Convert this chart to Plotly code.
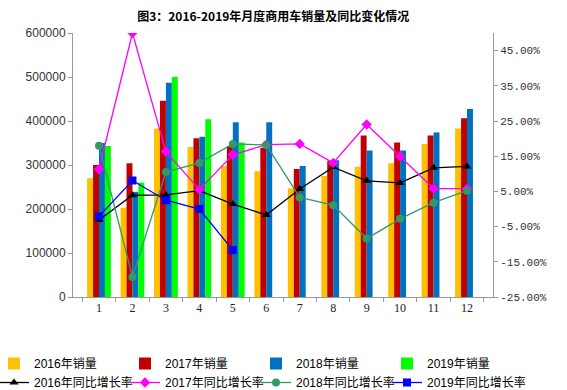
import plotly.graph_objects as go

months = ["1", "2", "3", "4", "5", "6", "7", "8", "9", "10", "11", "12"]

sales_2016 = [270000, 203000, 383000, 341000, 298000, 286000, 247000, 275000, 296000, 304000, 348000, 383000]
sales_2017 = [300000, 304000, 446000, 361000, 343000, 339000, 291000, 309000, 367000, 351000, 367000, 406000]
sales_2018 = [350000, 239000, 487000, 364000, 397000, 397000, 298000, 311000, 333000, 333000, 374000, 427000]
sales_2019 = [343000, 260000, 500000, 404000, 351000]

yoy_2016 = [-3.1, 3.9, 4.0, 5.2, 1.4, -1.7, 5.7, 11.9, 8.0, 7.4, 11.7, 12.1]
yoy_2017 = [11.3, 50.0, 16.3, 5.5, 15.4, 18.3, 18.5, 13.1, 24.0, 15.0, 5.8, 5.8]
yoy_2018 = [18.0, -19.3, 10.5, 13.1, 18.5, 18.2, 3.3, 1.1, -8.4, -2.8, 1.8, 5.2]
yoy_2019 = [-2.1, 8.1, 2.5, 0.0, -11.7]

pct_ticks = [-25, -15, -5, 5, 15, 25, 35, 45]
pct_labels = ["%.2f%%" % v for v in pct_ticks]
sales_ticks = [0, 100000, 200000, 300000, 400000, 500000, 600000]

cjk = "Liberation Sans, Noto Sans CJK SC, sans-serif"
legend_ids = ["legend", "legend2", "legend3", "legend4"]

fig = go.Figure()
bar_specs = [
    ("2016年销量", sales_2016, "#FFC000"),
    ("2017年销量", sales_2017, "#C00000"),
    ("2018年销量", sales_2018, "#0070C0"),
    ("2019年销量", sales_2019, "#00FF00"),
]
for i, (name, vals, col) in enumerate(bar_specs):
    fig.add_trace(go.Bar(x=months[:len(vals)], y=vals, name=name, legend=legend_ids[i],
                         marker=dict(color=col, line=dict(width=0))))

line_specs = [
    ("2016年同比增长率", yoy_2016, "#000000", "triangle-up", 8),
    ("2017年同比增长率", yoy_2017, "#FF00FF", "diamond", 8),
    ("2018年同比增长率", yoy_2018, "#339966", "circle", 8),
    ("2019年同比增长率", yoy_2019, "#0000FF", "square", 8),
]
for i, (name, vals, col, sym, sz) in enumerate(line_specs):
    fig.add_trace(go.Scatter(x=months[:len(vals)], y=vals, name=name, yaxis="y2",
                             legend=legend_ids[i], mode="lines+markers",
                             line=dict(color=col, width=1.3),
                             marker=dict(symbol=sym, size=sz, color=col)))

legend_style = dict(orientation="v", yanchor="top", xanchor="left", y=-0.197,
                    font=dict(family=cjk, size=12, color="#000"), itemwidth=30,
                    tracegroupgap=0, bgcolor="rgba(0,0,0,0)", traceorder="normal")
legend_x = [-6, 125, 256, 387]  # pixel offsets from page left
plot_left, plot_w = 73, 420

fig.update_layout(
    width=567, height=390,
    margin=dict(l=plot_left, r=74, t=33, b=93, autoexpand=False),
    paper_bgcolor="white", plot_bgcolor="white",
    barmode="group", bargap=0.29, bargroupgap=0,
    title=dict(text="<b>图3：2016-2019年月度商用车销量及同比变化情况</b>",
               x=0.482, xref="container", xanchor="center", y=0.956, yref="container",
               yanchor="middle",
               font=dict(family="Noto Sans CJK SC, sans-serif", size=12, color="#000")),
    xaxis=dict(type="category", showline=True, linecolor="#999", linewidth=1,
               ticks="outside", tickson="boundaries", ticklen=4, tickcolor="#999",
               showgrid=False, automargin=False,
               tickfont=dict(family="Liberation Serif, serif", size=12, color="#222")),
    yaxis=dict(range=[0, 600000], tickvals=sales_ticks, ticktext=[str(v) for v in sales_ticks],
               showline=True, linecolor="#999", linewidth=1, ticks="outside", ticklen=4,
               tickcolor="#999", showgrid=False, zeroline=False, automargin=False,
               tickfont=dict(family="Liberation Sans, sans-serif", size=12, color="#333")),
    yaxis2=dict(range=[-25, 50], overlaying="y", side="right", tickvals=pct_ticks,
                ticktext=pct_labels, showline=True, linecolor="#999", linewidth=1,
                ticks="outside", ticklen=4, tickcolor="#999", showgrid=False, zeroline=False,
                automargin=False,
                tickfont=dict(family="Liberation Mono, monospace", size=11, color="#333")),
)
for lid, px in zip(legend_ids, legend_x):
    fig.update_layout({lid: dict(legend_style, x=(px - plot_left) / plot_w)})

fig.write_html("out.html", config={"displayModeBar": False},
               post_script="document.body.style.margin='0';")
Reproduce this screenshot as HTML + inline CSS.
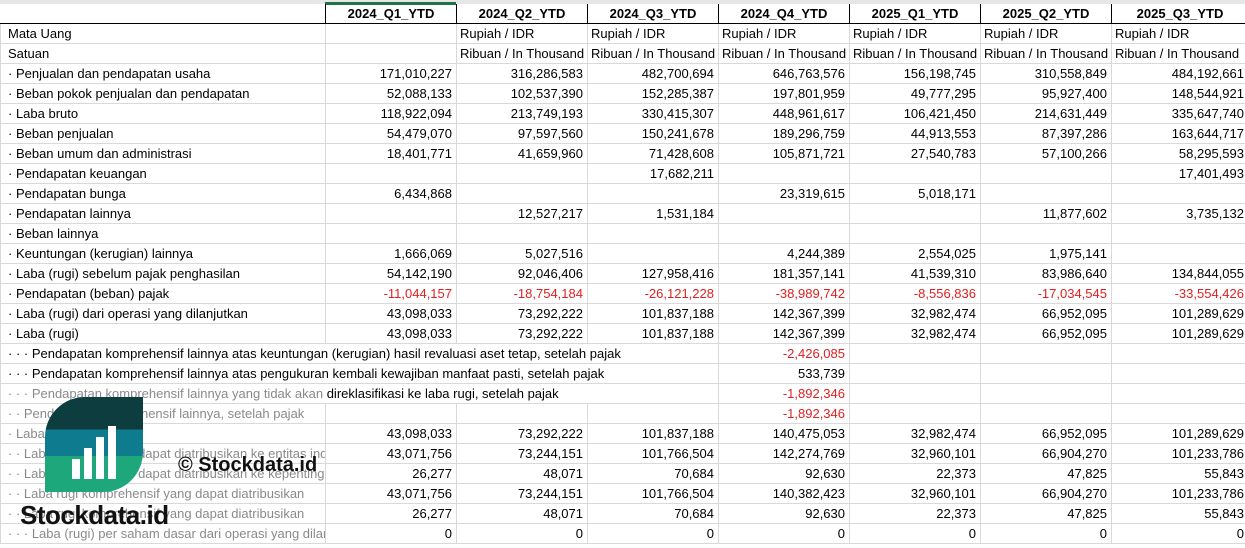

--------------------

Repeat only what lies between the start of the data and the end of the line containing "marker=dict(color=col, line=dict(width=0))))", exactly, with pictures left out.

Convert this chart to Plotly code.
import plotly.graph_objects as go

months = ["1", "2", "3", "4", "5", "6", "7", "8", "9", "10", "11", "12"]

sales_2016 = [270000, 203000, 383000, 341000, 298000, 286000, 247000, 275000, 296000, 304000, 348000, 383000]
sales_2017 = [300000, 304000, 446000, 361000, 343000, 339000, 291000, 309000, 367000, 351000, 367000, 406000]
sales_2018 = [350000, 239000, 487000, 364000, 397000, 397000, 298000, 311000, 333000, 333000, 374000, 427000]
sales_2019 = [343000, 260000, 500000, 404000, 351000]

yoy_2016 = [-3.1, 3.9, 4.0, 5.2, 1.4, -1.7, 5.7, 11.9, 8.0, 7.4, 11.7, 12.1]
yoy_2017 = [11.3, 50.0, 16.3, 5.5, 15.4, 18.3, 18.5, 13.1, 24.0, 15.0, 5.8, 5.8]
yoy_2018 = [18.0, -19.3, 10.5, 13.1, 18.5, 18.2, 3.3, 1.1, -8.4, -2.8, 1.8, 5.2]
yoy_2019 = [-2.1, 8.1, 2.5, 0.0, -11.7]

pct_ticks = [-25, -15, -5, 5, 15, 25, 35, 45]
pct_labels = ["%.2f%%" % v for v in pct_ticks]
sales_ticks = [0, 100000, 200000, 300000, 400000, 500000, 600000]

cjk = "Liberation Sans, Noto Sans CJK SC, sans-serif"
legend_ids = ["legend", "legend2", "legend3", "legend4"]

fig = go.Figure()
bar_specs = [
    ("2016年销量", sales_2016, "#FFC000"),
    ("2017年销量", sales_2017, "#C00000"),
    ("2018年销量", sales_2018, "#0070C0"),
    ("2019年销量", sales_2019, "#00FF00"),
]
for i, (name, vals, col) in enumerate(bar_specs):
    fig.add_trace(go.Bar(x=months[:len(vals)], y=vals, name=name, legend=legend_ids[i],
                         marker=dict(color=col, line=dict(width=0))))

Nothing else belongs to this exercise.